::: Records for processing :::

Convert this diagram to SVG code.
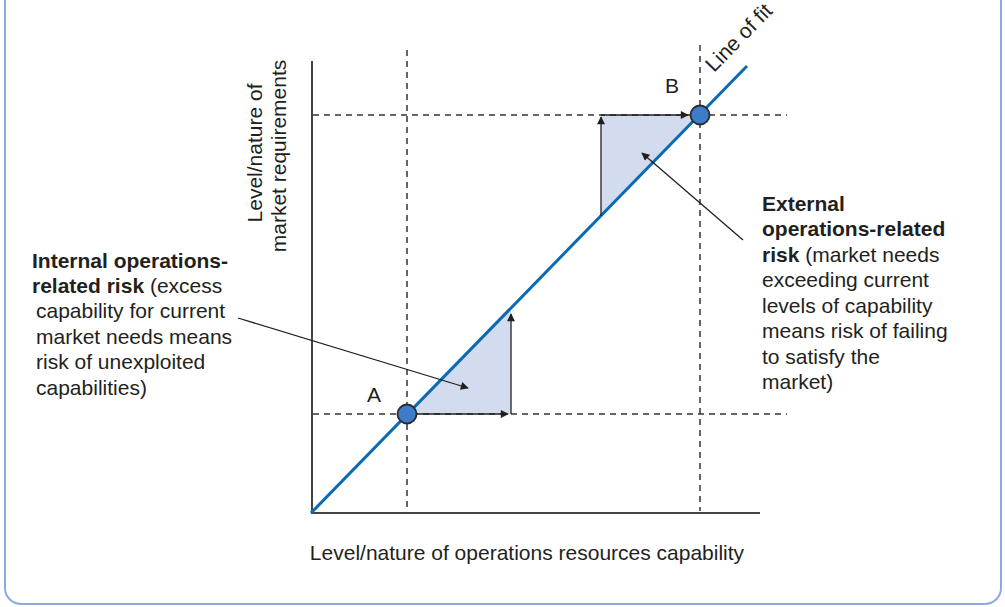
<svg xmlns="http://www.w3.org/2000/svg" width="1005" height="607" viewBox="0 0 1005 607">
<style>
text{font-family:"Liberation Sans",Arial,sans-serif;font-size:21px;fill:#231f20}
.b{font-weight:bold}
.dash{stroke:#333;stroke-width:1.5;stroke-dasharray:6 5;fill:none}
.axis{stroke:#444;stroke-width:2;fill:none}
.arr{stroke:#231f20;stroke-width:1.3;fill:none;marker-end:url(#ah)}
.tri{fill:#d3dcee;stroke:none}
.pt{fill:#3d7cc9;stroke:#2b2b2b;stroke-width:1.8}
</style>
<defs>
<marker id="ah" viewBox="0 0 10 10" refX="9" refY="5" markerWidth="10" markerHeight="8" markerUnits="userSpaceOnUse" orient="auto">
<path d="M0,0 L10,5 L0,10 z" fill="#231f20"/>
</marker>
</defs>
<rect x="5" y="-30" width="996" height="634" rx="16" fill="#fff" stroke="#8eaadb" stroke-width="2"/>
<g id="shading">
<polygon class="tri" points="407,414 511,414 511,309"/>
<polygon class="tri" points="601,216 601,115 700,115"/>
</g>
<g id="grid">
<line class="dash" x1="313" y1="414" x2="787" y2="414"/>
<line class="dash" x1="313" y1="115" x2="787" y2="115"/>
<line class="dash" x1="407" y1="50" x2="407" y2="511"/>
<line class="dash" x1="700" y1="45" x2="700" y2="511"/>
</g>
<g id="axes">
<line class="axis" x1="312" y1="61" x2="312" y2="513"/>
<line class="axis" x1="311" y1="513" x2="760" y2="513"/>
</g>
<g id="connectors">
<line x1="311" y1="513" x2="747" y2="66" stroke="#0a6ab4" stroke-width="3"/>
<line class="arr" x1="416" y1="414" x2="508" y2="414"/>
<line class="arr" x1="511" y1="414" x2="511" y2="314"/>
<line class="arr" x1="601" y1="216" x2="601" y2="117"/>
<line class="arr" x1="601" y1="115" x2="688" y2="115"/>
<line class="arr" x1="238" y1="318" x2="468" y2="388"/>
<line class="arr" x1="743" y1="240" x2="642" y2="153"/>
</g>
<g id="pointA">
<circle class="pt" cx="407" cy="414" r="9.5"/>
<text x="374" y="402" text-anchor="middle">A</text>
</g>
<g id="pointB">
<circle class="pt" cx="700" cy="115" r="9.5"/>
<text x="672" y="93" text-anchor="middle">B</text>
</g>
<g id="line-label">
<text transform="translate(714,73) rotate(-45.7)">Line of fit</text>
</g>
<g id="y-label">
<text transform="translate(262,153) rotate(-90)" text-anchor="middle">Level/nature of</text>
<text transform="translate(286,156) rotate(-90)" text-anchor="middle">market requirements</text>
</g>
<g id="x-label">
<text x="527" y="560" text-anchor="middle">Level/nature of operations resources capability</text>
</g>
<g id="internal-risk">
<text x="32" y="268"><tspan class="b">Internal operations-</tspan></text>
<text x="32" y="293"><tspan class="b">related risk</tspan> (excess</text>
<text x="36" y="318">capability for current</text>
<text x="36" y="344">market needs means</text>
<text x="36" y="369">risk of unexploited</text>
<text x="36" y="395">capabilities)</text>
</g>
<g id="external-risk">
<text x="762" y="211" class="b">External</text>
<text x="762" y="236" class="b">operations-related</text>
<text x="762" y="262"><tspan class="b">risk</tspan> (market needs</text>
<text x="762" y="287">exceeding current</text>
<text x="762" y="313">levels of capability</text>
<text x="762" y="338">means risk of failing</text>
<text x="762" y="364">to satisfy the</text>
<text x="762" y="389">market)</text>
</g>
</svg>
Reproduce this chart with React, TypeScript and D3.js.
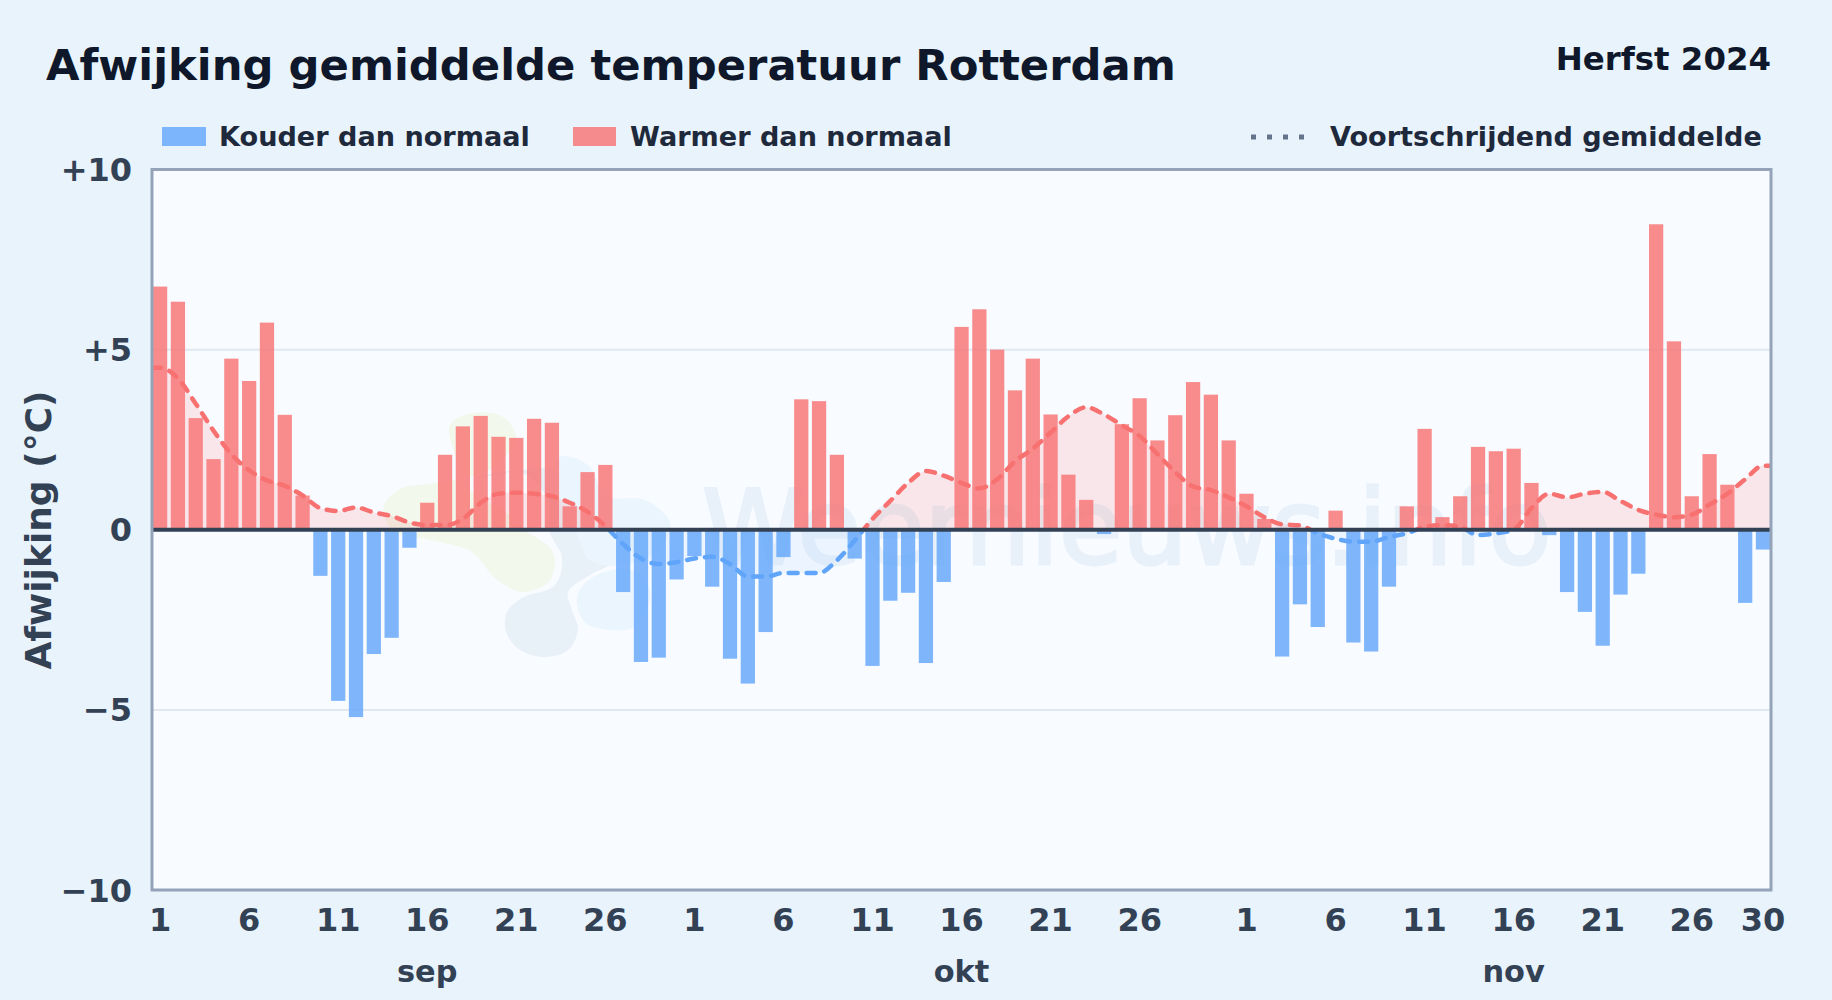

:::

▶ **To be done**
Excluding the pictures, reproduce every entry exactly as given.

▶ **Expected answer**
Convert this diagram to SVG code.
<svg xmlns="http://www.w3.org/2000/svg" width="1005" height="607" viewBox="0 0 1005 607">
<style>
text{font-family:"Liberation Sans",Arial,sans-serif;font-size:21px;fill:#231f20}
.b{font-weight:bold}
.dash{stroke:#333;stroke-width:1.5;stroke-dasharray:6 5;fill:none}
.axis{stroke:#444;stroke-width:2;fill:none}
.arr{stroke:#231f20;stroke-width:1.3;fill:none;marker-end:url(#ah)}
.tri{fill:#d3dcee;stroke:none}
.pt{fill:#3d7cc9;stroke:#2b2b2b;stroke-width:1.8}
</style>
<defs>
<marker id="ah" viewBox="0 0 10 10" refX="9" refY="5" markerWidth="10" markerHeight="8" markerUnits="userSpaceOnUse" orient="auto">
<path d="M0,0 L10,5 L0,10 z" fill="#231f20"/>
</marker>
</defs>
<rect x="5" y="-30" width="996" height="634" rx="16" fill="#fff" stroke="#8eaadb" stroke-width="2"/>
<g id="shading">
<polygon class="tri" points="407,414 511,414 511,309"/>
<polygon class="tri" points="601,216 601,115 700,115"/>
</g>
<g id="grid">
<line class="dash" x1="313" y1="414" x2="787" y2="414"/>
<line class="dash" x1="313" y1="115" x2="787" y2="115"/>
<line class="dash" x1="407" y1="50" x2="407" y2="511"/>
<line class="dash" x1="700" y1="45" x2="700" y2="511"/>
</g>
<g id="axes">
<line class="axis" x1="312" y1="61" x2="312" y2="513"/>
<line class="axis" x1="311" y1="513" x2="760" y2="513"/>
</g>
<g id="connectors">
<line x1="311" y1="513" x2="747" y2="66" stroke="#0a6ab4" stroke-width="3"/>
<line class="arr" x1="416" y1="414" x2="508" y2="414"/>
<line class="arr" x1="511" y1="414" x2="511" y2="314"/>
<line class="arr" x1="601" y1="216" x2="601" y2="117"/>
<line class="arr" x1="601" y1="115" x2="688" y2="115"/>
<line class="arr" x1="238" y1="318" x2="468" y2="388"/>
<line class="arr" x1="743" y1="240" x2="642" y2="153"/>
</g>
<g id="pointA">
<circle class="pt" cx="407" cy="414" r="9.5"/>
<text x="374" y="402" text-anchor="middle">A</text>
</g>
<g id="pointB">
<circle class="pt" cx="700" cy="115" r="9.5"/>
<text x="672" y="93" text-anchor="middle">B</text>
</g>
<g id="line-label">
<text transform="translate(714,73) rotate(-45.7)">Line of fit</text>
</g>
<g id="y-label">
<text transform="translate(262,153) rotate(-90)" text-anchor="middle">Level/nature of</text>
<text transform="translate(286,156) rotate(-90)" text-anchor="middle">market requirements</text>
</g>
<g id="x-label">
<text x="527" y="560" text-anchor="middle">Level/nature of operations resources capability</text>
</g>
<g id="internal-risk">
<text x="32" y="268"><tspan class="b">Internal operations-</tspan></text>
<text x="32" y="293"><tspan class="b">related risk</tspan> (excess</text>
<text x="36" y="318">capability for current</text>
<text x="36" y="344">market needs means</text>
<text x="36" y="369">risk of unexploited</text>
<text x="36" y="395">capabilities)</text>
</g>
<g id="external-risk">
<text x="762" y="211" class="b">External</text>
<text x="762" y="236" class="b">operations-related</text>
<text x="762" y="262"><tspan class="b">risk</tspan> (market needs</text>
<text x="762" y="287">exceeding current</text>
<text x="762" y="313">levels of capability</text>
<text x="762" y="338">means risk of failing</text>
<text x="762" y="364">to satisfy the</text>
<text x="762" y="389">market)</text>
</g>
</svg>
Reproduce this chart with React, TypeScript and D3.js.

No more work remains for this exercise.